CME’s average daily volume (ADV) surged 31 percent to 20.8 million contracts in the quarter, lifting clearing and transaction fees, its biggest revenue stream, 36 percent to $1.03 billion.

The company is now averaging 17 million contracts per day so far this year, it said, signaling the onset of a risk-off trading environment.

“It’s not unusual to see a market pause following periods of elevated volatility,” Chief Executive Officer Terry Duffy said on a conference call with analysts.

Macro economic issues such as Brexit, the trade negotiations and uncertainty over another potential government shutdown, have kept investors on the sidelines of trading in currencies, commodities, bonds and equities so far this year.

“Markets like clarity, and we’re hopeful that some of these issues I just outlined will start to get resolved,” Duffy said.

Goldman Sachs and Citigroup, two major U.S. banks, have also flagged a weak start to the year, when compared to last year on less market volatility.
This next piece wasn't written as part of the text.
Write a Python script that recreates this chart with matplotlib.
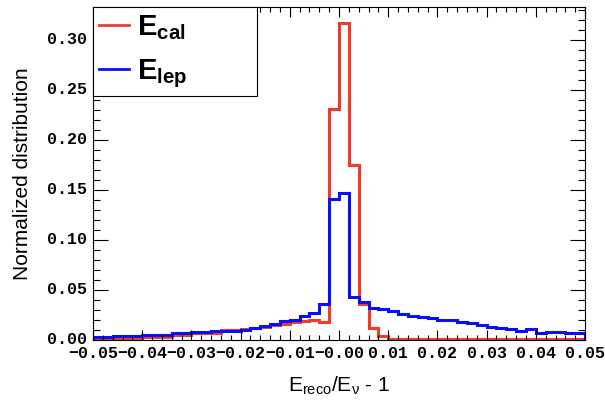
import numpy as np
import matplotlib
matplotlib.use('Agg')
import matplotlib.pyplot as plt
import matplotlib.transforms as mtransforms
from matplotlib.ticker import MultipleLocator, FuncFormatter

plt.rcParams['mathtext.fontset'] = 'custom'
plt.rcParams['mathtext.rm'] = 'Liberation Sans'
plt.rcParams['mathtext.it'] = 'Liberation Sans:italic'
plt.rcParams['mathtext.bf'] = 'Liberation Sans:bold'

# 50 bins over [-0.05, 0.05]
bin_lo = -0.05
bin_hi = 0.05
n_bins = 50

e_cal = [0.002, 0.002, 0.002, 0.002, 0.002, 0.003, 0.003, 0.003, 0.005, 0.005,
         0.0075, 0.0075, 0.0075, 0.0105, 0.0105, 0.0115, 0.012, 0.013, 0.015, 0.0165,
         0.018, 0.0195, 0.0205, 0.0185, 0.231, 0.317, 0.175, 0.036, 0.0125, 0.0045,
         0.0015, 0.0015, 0.0015, 0.0015, 0.0015, 0.0015, 0.0015, 0.0015, 0.0015, 0.0015,
         0.0015, 0.0015, 0.0015, 0.0015, 0.0015, 0.0015, 0.0015, 0.0015, 0.0015, 0.0015]

e_lep = [0.003, 0.003, 0.0045, 0.0045, 0.0045, 0.0055, 0.0055, 0.0055, 0.0068, 0.0068,
         0.0078, 0.0078, 0.0088, 0.0088, 0.0088, 0.0105, 0.012, 0.014, 0.0165, 0.0188,
         0.0205, 0.024, 0.027, 0.036, 0.1407, 0.1473, 0.0435, 0.038, 0.0317, 0.0307,
         0.029, 0.0257, 0.0243, 0.023, 0.0217, 0.02, 0.02, 0.0177, 0.0167, 0.015,
         0.0133, 0.0123, 0.0107, 0.0093, 0.011, 0.0073, 0.0077, 0.0077, 0.0067, 0.0067]

edges = np.linspace(bin_lo, bin_hi, n_bins + 1)


def fmt(v, pos):
    return ('%.2f' % v).replace('-', '\u2212')


fig = plt.figure(figsize=(6.05, 4.0), dpi=100)
ax = fig.add_axes([0.1537, 0.15, 0.8133, 0.8325])

red = '#f03a2a'
blue = '#0a10f5'
ax.stairs(e_cal, edges, color=red, linewidth=2.2, label=r'$\mathbf{E_{cal}}$')
ax.stairs(e_lep, edges, color=blue, linewidth=2.2, label=r'$\mathbf{E_{lep}}$')

ax.set_xlim(bin_lo, bin_hi)
ax.set_ylim(0, 0.333)

ax.xaxis.set_major_locator(MultipleLocator(0.01))
ax.xaxis.set_minor_locator(MultipleLocator(0.002))
ax.yaxis.set_major_locator(MultipleLocator(0.05))
ax.yaxis.set_minor_locator(MultipleLocator(0.01))
ax.xaxis.set_major_formatter(FuncFormatter(fmt))
ax.yaxis.set_major_formatter(FuncFormatter(fmt))

ax.tick_params(axis='both', which='both', direction='in', top=True, right=True, width=0.8)
ax.tick_params(axis='x', which='major', length=7.2, pad=4)
ax.tick_params(axis='x', which='minor', length=3.6)
ax.tick_params(axis='y', which='major', length=10.8, pad=4)
ax.tick_params(axis='y', which='minor', length=5)
for lab in ax.get_xticklabels() + ax.get_yticklabels():
    lab.set_fontfamily('Liberation Mono')
    lab.set_fontweight('bold')
    lab.set_fontsize(12)
# y labels sit a little above their ticks, as in the original
shift = mtransforms.ScaledTranslation(0, 2.5 / 100, fig.dpi_scale_trans)
for lab in ax.get_yticklabels():
    lab.set_transform(lab.get_transform() + shift)
for sp in ax.spines.values():
    sp.set_linewidth(0.8)

ax.set_xlabel('E$_{\\mathrm{reco}}$/E$_{\\mathrm{ν}}$ - 1', fontfamily='Liberation Sans',
              fontsize=15, labelpad=10)
ax.set_ylabel('Normalized distribution', fontfamily='Liberation Sans', fontsize=15, labelpad=11)

leg = ax.legend(loc='upper left', bbox_to_anchor=(0, 0, 0.334, 1), mode='expand',
                borderaxespad=0, fontsize=21, fancybox=False, edgecolor='black',
                framealpha=1, handlelength=1.0, handletextpad=0.3, borderpad=0.22,
                labelspacing=0.5)
leg.get_frame().set_linewidth(0.8)
for ln in leg.get_lines():
    ln.set_linewidth(2)

fig.savefig('out.png', dpi=100)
CME’s peers Cboe Global Markets Inc, Nasdaq Inc and Intercontinental Exchange Inc have reported stronger-than-expected profits, driven by strong trading volumes.

Exchange operators have been diversifying toward market data services, in a move to reduce dependence on transaction clearing and settling business, which is influenced by market volatility.

Revenue from CME’s market data and information services business, which help investors to take trading decisions and minimize risks, rose 28 percent to $130 million in the quarter.

Last year’s expenses of the Chicago-based company rose 28 percent to $1.70 billion. Excluding license fees, the company expects expenses to be in the range of $1.65 billion to $1.66 billion this year.

The company's adjusted net income rose to $624.5 million, or $1.77 per share, in the quarter. Analysts had expected the company to report a profit of $1.72 per share, according to IBES data from Refinitiv.

Total revenue rose 37 percent to $1.24 billion.